さすがに記述は EXPANDが一番短くてシンプルですが、無くても困らないような気も・・・。



Googleスプレッドシートでは無い機能を どう補うか

この EXCELにしかない EXPAND関数を、どうやって Googleスプレッドシートで実現させるか。

当然、既存関数の組み合わせとなります。GASを使う必要はありません。

でもこれ、実は LAMBDAヘルパー関数の検証記事 2回目、MAKEARRAYの回で既に検証済みなんです。

  =LAMBDA(arr,makerow,makecol,padd,
    MAKEARRAY(makerow,makecol,
      LAMBDA(r,c,
        IFERROR(
          INDEX(arr,r,c),padd)
        )
      )
    )
  (A1:C3,I8,I9,I10)

ネタの使いまわし感がありますがw 一応、改めて見直してみましょう。



EXPAND の Googleスプレッドシート 代替数式

=LAMBDA(arr,r,c,pad,MAKEARRAY(r,c,LAMBDA(r,c,IFERROR(INDEX(arr,r,c),pad))))(A2:D5,8,3,"×")

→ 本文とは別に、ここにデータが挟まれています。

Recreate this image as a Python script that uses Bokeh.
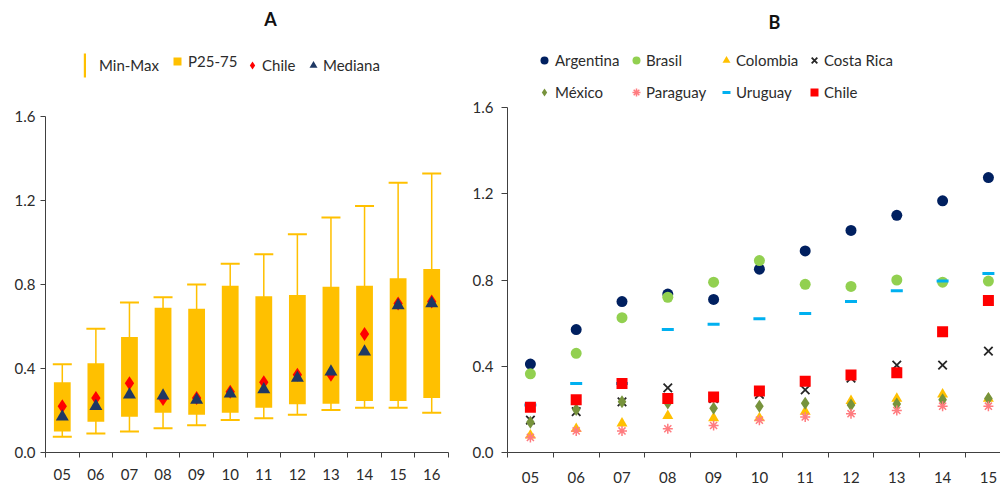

式としては単純で、MAKEARRAY で 指定したサイズの配列を生成して、 r(行番号) c(列番号) を使って 対象となる範囲 arr の各セルから INDEX(arr, r, c) で値を返す。

もし対象の配列より大きい r、c (行番号、列番号)だった場合は、INDEXはエラーを返すので、IFERROR( INDEX( arr, r, c ), pad ) として、INDEXの外を参照したら pad(埋める文字)を返すとしています。

EXPANDと同じ引数の形にする為に 最後に全体をLAMBDA(ラム)って、
arr, r, c, pad を外に出しています。

完全にEXPAND と同じではなく、こちらは 配列の縮小にも対応できるんで、ぶっちゃけ上位互換ですw

そのまま EXPANDって名前付き関数にしちゃっても良いですね。

というわけで、式を作るのは面倒ですが Googleスプレッドシートは EXPANDがなくても代替できることが確認できました。


でも、他の EXCEL新関数 からは

「くくく・・、やつは Excel 14の新関数の中でも最弱」

って声が聞こえてきそうな



俺たちの Excel 14の新関数 との闘いは これからだ!

mir先生の次回作をご期待ください(完)
敵の幹部を一人倒して打ち切り・・・とはなりません。続きます。

別に新関数と戦ってるわけでもありませんw

こんな感じで次回も EXCELの新関数 を Googleスプレッドシート視点で、

  • 関数の特徴

  • Excelでの メリット、デメリット、活用

  • Googleスプレッドシートの機能、関数との違い

  • Googleスプレッドシートでは無い機能を どう補うか

という 4つの切り口 で検証していきます。

さすがに毎週1つずつで 14週も引っ張ったら 打ち切りになりそうですがw

一回で2つくらいのペースで 書いていこうかなと。